Good going, Odonists. Circle of Life, and all that. *snicker*

IV. Weird War Tales

A. Weapons, Weapons, Who's Got the Weapons?

The Benbilian revolutionaries overthrow an armed military dictatorship -- presumably, they defeat his troops. Yet, when the A-Iotians invade, one reason the A-Iotian forces can conquer so easily is that most of the revolutionaries are unarmed.

Huh? All I can say is that the Benbilian Army must have made the Tsarist Russians look competent by comparison. And what happened to all the weapons that the Benbilian Army presumably had before the revolution? Did they commit suicide out of grief for the fall of the ancien regime?

B. Guerilla My Dreams

Shevek, master of military strategy, floors an Urrasti in debate by pointing out that military hierarchy is unnecessary, since, after all, guerillas manage without such things. Apparently, LeGuin had never troubled herself to learn anything about guerilla warfare, which is especially funny given that America was actually involved in a guerilla war at the time that she wrote this book -- with guerillas who had a very highly developed military heirarchy.

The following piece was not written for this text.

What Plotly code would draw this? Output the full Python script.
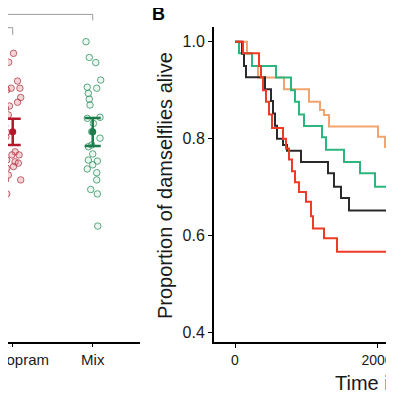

C. Crowd Control -- The Final Solution

The climatic A-Iotian riot scene, set in their capital city, involves a crowd of a hundred thousand or so workers, being strafed by helicopter gunships (the Blue Thunder approach to riot control, apparently). After this, the crowd is broken up by troops supported by armored cars (apparently, riot police weren't an Urrasti invention). THEN, the A-Iotian military tries to hunt down and kill the survivors.

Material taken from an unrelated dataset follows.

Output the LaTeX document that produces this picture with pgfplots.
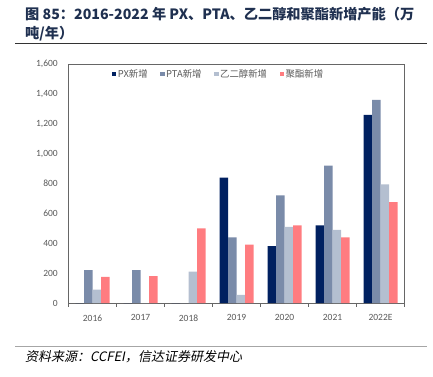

Why? Are the A-Iotians utterly determined to decimate their own workforce? What's the point of hunting down defeated demonstrators, anyway? And how, incidentally, can the troops tell rioters from other people in the city. It looks to me as if the A-Iotian army is sacking its own capital!

Conclusion

The Dispossessed is a good book, but very deeply flawed. Ursula K. LeGuin intended to compare and contrast Anarres with the real world, but did so only by loading the balance scales -- the "real world" shown is a combination of the worst of capitalist societies; Anarres is an idealized anarcho-socialist utopia with very managable problems. At the same time, many of the problems are "the planet ate my work" type problems, supposedly due to the harshness of the environment, but clearly (to me, anyway) due to Anarresti lethargy in exploiting their opportunities.

It is peculiarly a book of its times -- c. 1970, when many intellectuals felt that America was fundamentally flawed, and that there was something alien, and better, that could be built. As such, I don't know if it will last, save with the support of nostalgiac teachers.